Raw data ▸
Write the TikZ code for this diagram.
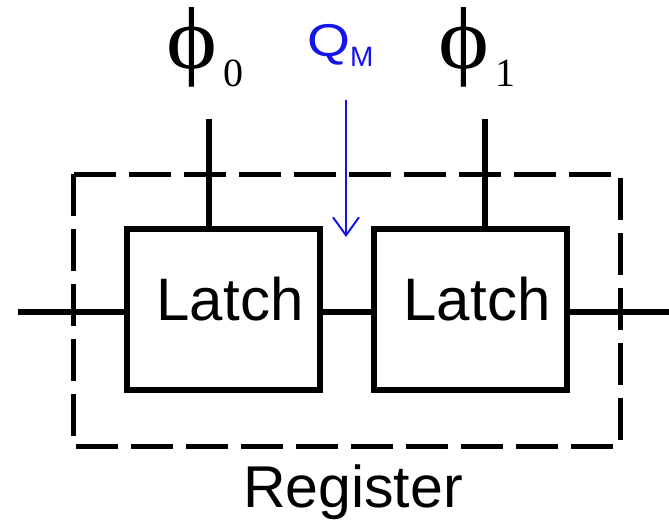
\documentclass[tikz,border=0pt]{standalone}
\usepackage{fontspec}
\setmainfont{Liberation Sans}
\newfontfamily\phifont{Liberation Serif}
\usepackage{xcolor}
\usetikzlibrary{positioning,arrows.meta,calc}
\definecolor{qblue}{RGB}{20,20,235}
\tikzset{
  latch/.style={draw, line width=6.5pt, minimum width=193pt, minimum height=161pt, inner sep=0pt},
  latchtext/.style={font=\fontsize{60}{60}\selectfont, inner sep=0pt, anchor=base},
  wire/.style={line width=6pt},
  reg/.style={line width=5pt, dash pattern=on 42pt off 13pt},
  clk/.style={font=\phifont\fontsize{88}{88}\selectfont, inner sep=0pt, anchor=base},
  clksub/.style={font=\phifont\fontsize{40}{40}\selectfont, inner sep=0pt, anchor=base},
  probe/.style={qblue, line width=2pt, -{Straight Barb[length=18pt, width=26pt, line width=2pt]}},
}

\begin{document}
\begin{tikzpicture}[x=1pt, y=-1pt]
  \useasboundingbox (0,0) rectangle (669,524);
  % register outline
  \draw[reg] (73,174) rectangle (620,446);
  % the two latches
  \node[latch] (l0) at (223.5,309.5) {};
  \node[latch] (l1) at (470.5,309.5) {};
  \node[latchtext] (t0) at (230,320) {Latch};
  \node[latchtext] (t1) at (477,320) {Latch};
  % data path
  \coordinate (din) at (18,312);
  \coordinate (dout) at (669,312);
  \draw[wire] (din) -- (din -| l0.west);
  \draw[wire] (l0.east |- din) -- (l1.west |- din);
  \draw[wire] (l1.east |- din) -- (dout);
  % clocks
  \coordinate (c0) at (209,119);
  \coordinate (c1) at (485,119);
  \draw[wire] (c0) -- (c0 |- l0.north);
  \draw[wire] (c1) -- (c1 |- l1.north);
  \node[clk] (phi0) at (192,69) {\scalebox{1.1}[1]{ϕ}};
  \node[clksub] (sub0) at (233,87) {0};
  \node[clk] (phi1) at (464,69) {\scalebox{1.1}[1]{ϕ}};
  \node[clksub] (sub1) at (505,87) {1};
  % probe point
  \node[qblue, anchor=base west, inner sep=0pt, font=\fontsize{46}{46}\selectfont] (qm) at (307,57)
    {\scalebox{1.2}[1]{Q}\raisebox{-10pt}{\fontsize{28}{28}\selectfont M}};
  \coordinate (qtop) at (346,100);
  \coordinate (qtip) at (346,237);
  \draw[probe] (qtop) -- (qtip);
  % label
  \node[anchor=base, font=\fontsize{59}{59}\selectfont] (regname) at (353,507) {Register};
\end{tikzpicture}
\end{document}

Exercise brief ▸
Quote the listing above in full, except for the pictures.

The solution ▸
Write the TikZ code for this diagram.
\documentclass[tikz,border=0pt]{standalone}
\usepackage{fontspec}
\setmainfont{Liberation Sans}
\newfontfamily\phifont{Liberation Serif}
\usepackage{xcolor}
\usetikzlibrary{positioning,arrows.meta,calc}
\definecolor{qblue}{RGB}{20,20,235}
\tikzset{
  latch/.style={draw, line width=6.5pt, minimum width=193pt, minimum height=161pt, inner sep=0pt},
  latchtext/.style={font=\fontsize{60}{60}\selectfont, inner sep=0pt, anchor=base},
  wire/.style={line width=6pt},
  reg/.style={line width=5pt, dash pattern=on 42pt off 13pt},
  clk/.style={font=\phifont\fontsize{88}{88}\selectfont, inner sep=0pt, anchor=base},
  clksub/.style={font=\phifont\fontsize{40}{40}\selectfont, inner sep=0pt, anchor=base},
  probe/.style={qblue, line width=2pt, -{Straight Barb[length=18pt, width=26pt, line width=2pt]}},
}

\begin{document}
\begin{tikzpicture}[x=1pt, y=-1pt]
  \useasboundingbox (0,0) rectangle (669,524);
  % register outline
  \draw[reg] (73,174) rectangle (620,446);
  % the two latches
  \node[latch] (l0) at (223.5,309.5) {};
  \node[latch] (l1) at (470.5,309.5) {};
  \node[latchtext] (t0) at (230,320) {Latch};
  \node[latchtext] (t1) at (477,320) {Latch};
  % data path
  \coordinate (din) at (18,312);
  \coordinate (dout) at (669,312);
  \draw[wire] (din) -- (din -| l0.west);
  \draw[wire] (l0.east |- din) -- (l1.west |- din);
  \draw[wire] (l1.east |- din) -- (dout);
  % clocks
  \coordinate (c0) at (209,119);
  \coordinate (c1) at (485,119);
  \draw[wire] (c0) -- (c0 |- l0.north);
  \draw[wire] (c1) -- (c1 |- l1.north);
  \node[clk] (phi0) at (192,69) {\scalebox{1.1}[1]{ϕ}};
  \node[clksub] (sub0) at (233,87) {0};
  \node[clk] (phi1) at (464,69) {\scalebox{1.1}[1]{ϕ}};
  \node[clksub] (sub1) at (505,87) {1};
  % probe point
  \node[qblue, anchor=base west, inner sep=0pt, font=\fontsize{46}{46}\selectfont] (qm) at (307,57)
    {\scalebox{1.2}[1]{Q}\raisebox{-10pt}{\fontsize{28}{28}\selectfont M}};
  \coordinate (qtop) at (346,100);
  \coordinate (qtip) at (346,237);
  \draw[probe] (qtop) -- (qtip);
  % label
  \node[anchor=base, font=\fontsize{59}{59}\selectfont] (regname) at (353,507) {Register};
\end{tikzpicture}
\end{document}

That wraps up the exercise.